Integration with Argo CD
Argo CD (see that tutorial) recognizes Rollout resources; the App view shows progressive-delivery state alongside other resources. Combined: Argo CD watches the Git repo, applies a Rollout manifest change; Argo Rollouts walks the canary steps with metric-based gates. End-to-end GitOps progressive delivery.
When to use Argo Rollouts
- You're running real production traffic in K8s and "deploy at midnight and watch the dashboards" isn't good enough.
- You have Prometheus / Datadog / etc. metrics that meaningfully indicate canary health.
- You want auto-rollback as a safety net for "the metric drops; don't ship."
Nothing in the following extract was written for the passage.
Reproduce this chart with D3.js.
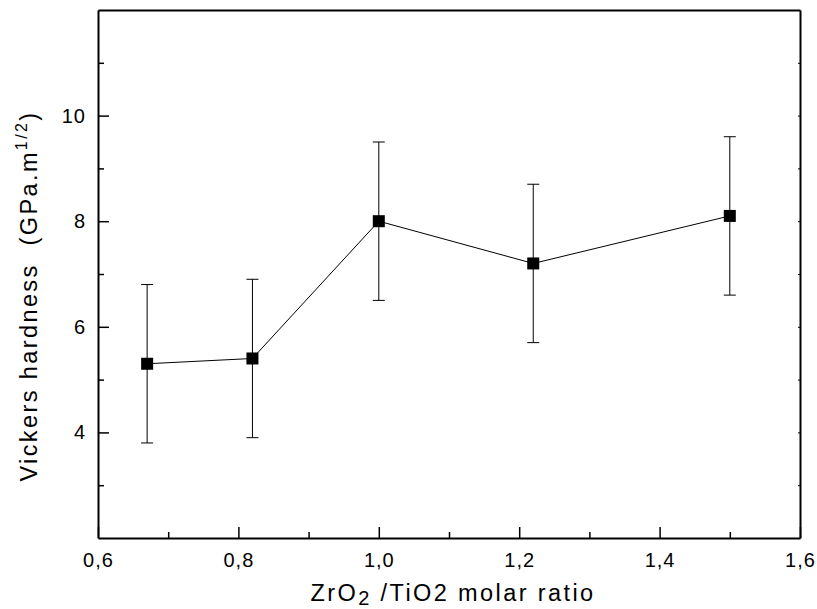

- You have a service mesh or ingress that can do precise weighted routing.
When it's overkill
- For batch jobs / cron jobs, progressive delivery doesn't apply.
- For very-low-traffic services (where statistics aren't significant in canary windows), standard Deployments are simpler.
- For small fleets (1-2 pods), the canary granularity isn't useful without weighted-traffic routing.
Argo Rollouts vs Flagger
Flagger (Flux's progressive-delivery tool) is the main alternative; similar feature set; tighter Flux CD integration. Pick by which GitOps tool (Argo CD or Flux) you're already using.